To deal with this lack of love, we create coping strategies that either close the heart or overcompensate. When we close our hearts, we respond to wounds of love by withdrawing. As a result of pain, the heart makes its love conditional. It wants to receive before giving—because at its core, the heart feels depleted. The child who was not met with empathy has difficulties empathizing with others. Or one may be critical and judgmental, driving others away. In intimate relationships, people with a deficient heart energy are often the ones walking away in order to avoid getting hurt. The deficient heart at its core feels unlovable and lonely.
Where the deficient heart chakra is the result of an avoidant response to too little love, the compensating heart chakra overcompensates in an attempt to fulfill its needs. It uses love excessively to get one’s own need for love met. We overcompensate because of our own subconscious feeling of lack. This compensation strategy has a compulsive need to fixate on others. It takes care of others almost obsessively from our own denied needs for such care. This coping strategy creates dependency and codependency. Love is like a drug whose high keeps one away from one’s unresolved pain.
Neither the avoidant nor the compensation strategy leads to a fulfilled heart. They block the natural flow of giving and receiving. The previous closes us off from love altogether, while the latter obsessively seeks love through the other. We could say that symptoms of an avoidant strategy often manifest as a lack of love for others, while those of a compensating strategy manifest as a lack of love for oneself.

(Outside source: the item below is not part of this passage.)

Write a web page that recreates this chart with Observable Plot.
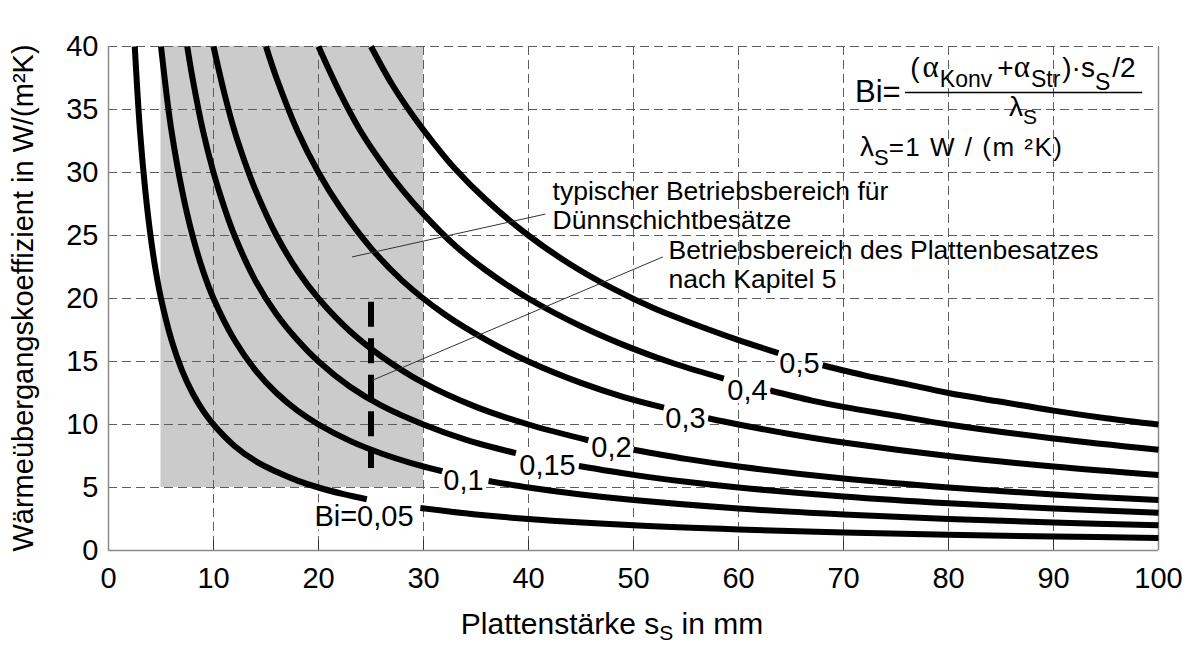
<!DOCTYPE html>
<html><head><meta charset="utf-8">
<script src="https://cdn.jsdelivr.net/npm/d3@7"></script>
<script src="https://cdn.jsdelivr.net/npm/@observablehq/plot@0.6"></script>
<style>
html,body{margin:0;padding:0;background:#fff;}
#chart svg{display:block;}
</style></head><body><div id="chart"></div>
<script>
// ---- data ----
const xTicks = [0, 10, 20, 30, 40, 50, 60, 70, 80, 90, 100];
const yTicks = [0, 5, 10, 15, 20, 25, 30, 35, 40];
const biLabels = ["Bi=0,05", "0,1", "0,15", "0,2", "0,3", "0,4", "0,5"];

const s005 = [2.5, 3, 3.5, 4, 4.5, 5, 6, 7, 8, 9, 10, 12, 14, 16, 18, 20, 22.5, 24.6, 27, 29.7, 35, 40, 50, 60, 70, 80, 90, 100];
const h005 = [40, 33.3, 28.6, 25, 22.2, 20, 16.7, 14.3, 12.5, 11.1, 10, 8.3, 7.1, 6.25, 5.55, 5, 4.45, 4.07, NaN, 3.37, 2.86, 2.5, 2, 1.67, 1.43, 1.25, 1.11, 1];
const s01 = [5, 5.5, 6, 7, 8, 9, 10, 12, 14, 16, 18, 20, 23, 26, 29, 31.8, 34, 36.2, 40, 45, 50, 60, 70, 80, 90, 100];
const h01 = [40, 36.4, 33.3, 28.6, 25, 22.2, 20, 16.7, 14.3, 12.5, 11.1, 10, 8.7, 7.7, 6.9, 6.29, NaN, 5.52, 5, 4.44, 4, 3.33, 2.86, 2.5, 2.22, 2];
const s015 = [7.5, 8, 9, 10, 11, 12, 14, 16, 18, 20, 23, 26, 30, 34, 38.8, 42, 44.8, 50, 55, 60, 70, 80, 90, 100];
const h015 = [40, 37.5, 33.3, 30, 27.3, 25, 21.4, 18.75, 16.7, 15, 13, 11.5, 10, 8.8, 7.73, NaN, 6.7, 6, 5.45, 5, 4.29, 3.75, 3.33, 3];
const s02 = [10, 11, 12, 13, 14, 16, 18, 20, 23, 26, 30, 35, 40, 45.7, 48, 50, 55, 60, 70, 80, 90, 100];
const h02 = [40, 36.4, 33.3, 30.8, 28.6, 25, 22.2, 20, 17.4, 15.4, 13.3, 11.4, 10, 8.75, NaN, 8, 7.27, 6.67, 5.71, 5, 4.44, 4];
const s03 = [15, 16, 18, 20, 22, 25, 28, 32, 36, 40, 45, 49, 52.9, 55, 57.1, 60, 65, 70, 80, 90, 100];
const h03 = [40, 37.5, 33.3, 30, 27.3, 24, 21.4, 18.75, 16.7, 15, 13.3, 12.2, 11.34, NaN, 10.5, 10, 9.23, 8.57, 7.5, 6.67, 6];
const s04 = [20, 22, 24, 26, 28, 30, 33, 36, 40, 45, 50, 54, 58.6, 61, 63, 67, 70, 75, 80, 90, 100];
const h04 = [40, 36.4, 33.3, 30.8, 28.6, 26.7, 24.2, 22.2, 20, 17.8, 16, 14.8, 13.65, NaN, 12.7, 11.9, 11.4, 10.7, 10, 8.89, 8];
const s05 = [25, 27, 29, 31, 33, 36, 40, 44, 48, 52, 56, 60, 63.8, 66, 68, 72, 76, 80, 85, 90, 95, 100];
const h05 = [40, 37, 34.5, 32.3, 30.3, 27.8, 25, 22.7, 20.8, 19.2, 17.9, 16.7, 15.67, NaN, 14.7, 13.9, 13.2, 12.5, 11.8, 11.1, 10.5, 10];

const labelS = [24.33, 33.81, 41.81, 47.9, 54.95, 60.86, 65.81];
const labelH = [2.7, 5.56, 6.75, 8.17, 10.48, 12.7, 14.84];

const regionS = [5, 30];
const regionH = [5, 40];
const markerS = 25;
const markerH = [19.7, 6.5];

const leaderS1 = [23.2, 41.6], leaderH1 = [23.3, 26.7];
const leaderS2 = [25.1, 52.8], leaderH2 = [13.5, 23.3];

const annotText = ["typischer Betriebsbereich für", "Dünnschichtbesätze", "Betriebsbereich des Plattenbesatzes", "nach Kapitel 5"];
const annotS = [42.29, 42.29, 53.33, 53.33];
const annotH = [27.78, 25.48, 23.1, 20.87];

// ---- tables ----
const seriesS = [s005, s01, s015, s02, s03, s04, s05];
const seriesH = [h005, h01, h015, h02, h03, h04, h05];
const curves = seriesS.flatMap((ss, i) => ss.map((s, j) => ({bi: biLabels[i], s, h: seriesH[i][j]})));
const labels = biLabels.map((t, i) => ({t, s: labelS[i], h: labelH[i]}));
const leaders = [
  {x1: leaderS1[0], x2: leaderS1[1], y1: leaderH1[0], y2: leaderH1[1]},
  {x1: leaderS2[0], x2: leaderS2[1], y1: leaderH2[0], y2: leaderH2[1]}
];
const annots = annotText.map((t, i) => ({t, s: annotS[i], h: annotH[i]}));

const FONT = "'Liberation Sans', Arial, Helvetica, sans-serif";
const SERIF = "'Liberation Serif', 'DejaVu Serif', serif";
const gridStyle = {stroke: "#5e5e5e", strokeOpacity: 1, strokeWidth: 1, strokeDasharray: "9,5"};

const plot = Plot.plot({
  width: 1190, height: 648,
  marginLeft: 108, marginRight: 32, marginTop: 46, marginBottom: 98,
  x: {domain: [0, 100]},
  y: {domain: [0, 40]},
  style: {fontFamily: FONT, fontSize: "29px", color: "#000", background: "#fff"},
  marks: [
    Plot.rect([{x1: regionS[0], x2: regionS[1], y1: regionH[0], y2: regionH[1]}],
      {x1: "x1", x2: "x2", y1: "y1", y2: "y2", fill: "#cbcbcb"}),
    Plot.gridX(xTicks.slice(1, -1), gridStyle),
    Plot.gridY(yTicks.slice(1), gridStyle),
    Plot.ruleX(xTicks.slice(1, -1), {y1: 0, y2: 0.8, stroke: "#333", strokeWidth: 1}),
    Plot.ruleX([0, 100], {stroke: "#8a8a8a", strokeWidth: 1.5}),
    Plot.ruleY([0], {stroke: "#8a8a8a", strokeWidth: 1.5}),
    Plot.axisX(xTicks, {tickSize: 0, tickPadding: 17, fontSize: 29, label: null}),
    Plot.axisY(yTicks, {tickSize: 0, tickPadding: 10, fontSize: 29, label: null}),
    Plot.line(curves, {x: "s", y: "h", z: "bi", stroke: "#000", strokeWidth: 6,
      curve: "catmull-rom", strokeLinecap: "butt", strokeLinejoin: "round"}),
    Plot.ruleX([markerS], {y1: markerH[0], y2: markerH[1], stroke: "#000", strokeWidth: 6, strokeDasharray: "25,11.5"}),
    Plot.link(leaders, {x1: "x1", y1: "y1", x2: "x2", y2: "y2", stroke: "#333", strokeWidth: 1}),
    Plot.text(labels, {x: "s", y: "h", text: "t", fontSize: 29, fill: "#000", stroke: "#fff", strokeWidth: 7}),
    Plot.text(annots, {x: "s", y: "h", text: "t", fontSize: 26.5, textAnchor: "start", lineAnchor: "bottom", fill: "#000"})
  ]
});

document.getElementById("chart").appendChild(plot);

// ---- rich-text annotations (axis titles with subscripts, formula) ----
const X = plot.scale("x"), Y = plot.scale("y");
const svg = d3.select(plot);
const g = svg.append("g").attr("font-family", FONT).attr("fill", "#000").attr("text-anchor", "start");

// y axis title
g.append("text")
  .attr("transform", `translate(33,${(Y.apply(0) + Y.apply(40)) / 2}) rotate(-90)`)
  .attr("text-anchor", "middle").attr("font-size", 29)
  .text("Wärmeübergangskoeffizient in W/(m²K)");

// x axis title
const xt = g.append("text")
  .attr("x", X.apply(48)).attr("y", 634)
  .attr("text-anchor", "middle").attr("font-size", 30);
xt.append("tspan").text("Plattenstärke s");
xt.append("tspan").attr("font-size", 21).attr("dy", 6).text("S");
xt.append("tspan").attr("dy", -6).text(" in mm");

// formula
g.append("text").attr("x", X.apply(71.14)).attr("y", Y.apply(35.56))
  .attr("text-anchor", "start").attr("font-size", 31).text("Bi=");

const num = g.append("text").attr("x", X.apply(87.14)).attr("y", Y.apply(37.54))
  .attr("text-anchor", "middle").attr("font-size", 28);
num.append("tspan").text("(");
num.append("tspan").attr("font-family", SERIF).attr("font-size", 31).attr("dx", 3).text("α");
num.append("tspan").attr("font-size", 23).attr("dy", 10).attr("dx", 1).text("Konv");
num.append("tspan").attr("dy", -10).attr("dx", 5).text("+");
num.append("tspan").attr("font-family", SERIF).attr("font-size", 31).text("α");
num.append("tspan").attr("font-size", 23).attr("dy", 10).attr("dx", 1).text("Str");
num.append("tspan").attr("dy", -10).attr("dx", 2).text(")·s");
num.append("tspan").attr("font-size", 23).attr("dy", 13).text("S");
num.append("tspan").attr("dy", -13).attr("dx", 2).text("/2");

g.append("line")
  .attr("x1", X.apply(75.9)).attr("x2", X.apply(98.5))
  .attr("y1", Y.apply(36.31)).attr("y2", Y.apply(36.31))
  .attr("stroke", "#000").attr("stroke-width", 1.5);

const den = g.append("text").attr("x", X.apply(87.14)).attr("y", Y.apply(34.45))
  .attr("text-anchor", "middle").attr("font-size", 28);
den.append("tspan").text("λ");
den.append("tspan").attr("font-size", 21).attr("dy", 8).text("S");

const l2 = g.append("text").attr("x", X.apply(71.62)).attr("y", Y.apply(31.3))
  .attr("text-anchor", "start").attr("font-size", 26);
l2.append("tspan").attr("font-size", 28).text("λ");
l2.append("tspan").attr("font-size", 22).attr("dy", 9).text("S");
l2.append("tspan").attr("dy", -9).attr("letter-spacing", 1.5).text("=1 W / (m ²K)");
</script>
</body></html>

Both stem from a feeling of lack of love, and neither strategy manages to fuel the heart with actual love.
Healing the heart is a gentle process that can not be forced. We cannot force the heart to open—and neither can we decide to suddenly have a stable inner source of love. The heart thrives on compassion and gentleness. When the heart feels safe and the conditions are right—this is the area where we can do our healing work—the heart will begin to go through its natural cycle of healing and blossoming.